= Prosper of Reggio Emilia (theologian) =

Rubric identifying the start of Prosper's commentary in Vat. lat. 1086

Prosper of Reggio Emilia (died 1332/1333) was an Augustinian hermit and scholar.

Prosper was born in the 1270s. He was sent by his order to study theology at the University of Paris. He served the order as a lector at Milan before returning to Paris to complete his studies. He became a Master of Theology in March 1316. In 1318, he was appointed examiner of the Augustinian schools in Italy. By 1321, he was the regent of the Augustinian studium generale in Bologna, where he taught until his death in 1332 or 1333.

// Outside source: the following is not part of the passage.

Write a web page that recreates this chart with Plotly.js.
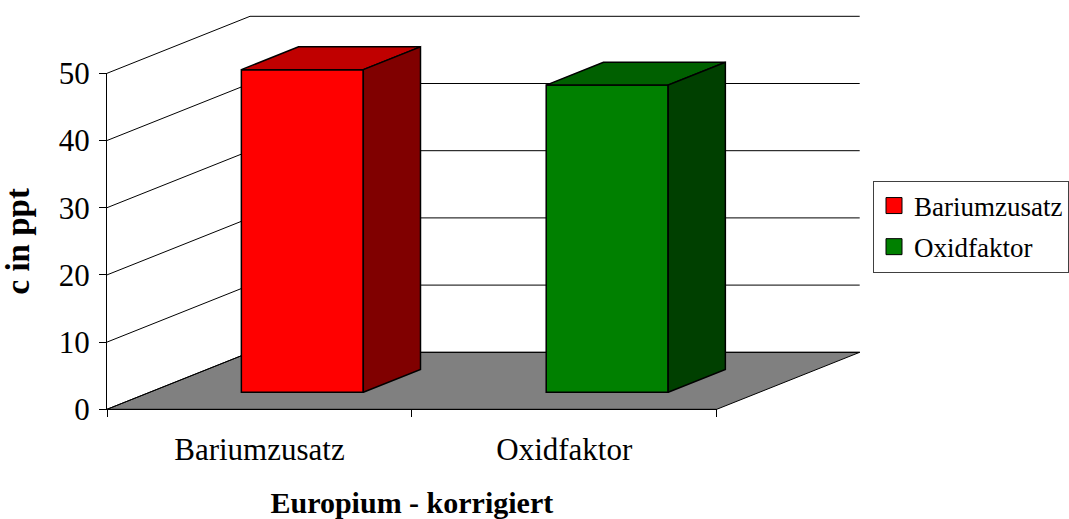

Prosper's notebook survives in the Vatican Library, where it has been bound together with his extensive but incomplete commentary on the Sentences as Vat. lat. 1086. Marginal notes were added later in the 14th century. A citation of his commentary is also found in Thomas of Strasbourg's commentary. His notebook contains reports (reportationes) of various quodlibeta, including his own.

Like Durand of Saint-Pourçain, Prosper attacked the then reigning theory of cognitive habits. Rather than see such habits as entities in the intellect, he views them as products of the "imaginative" or "ostensive" power of the soul to "show" things to the intellect.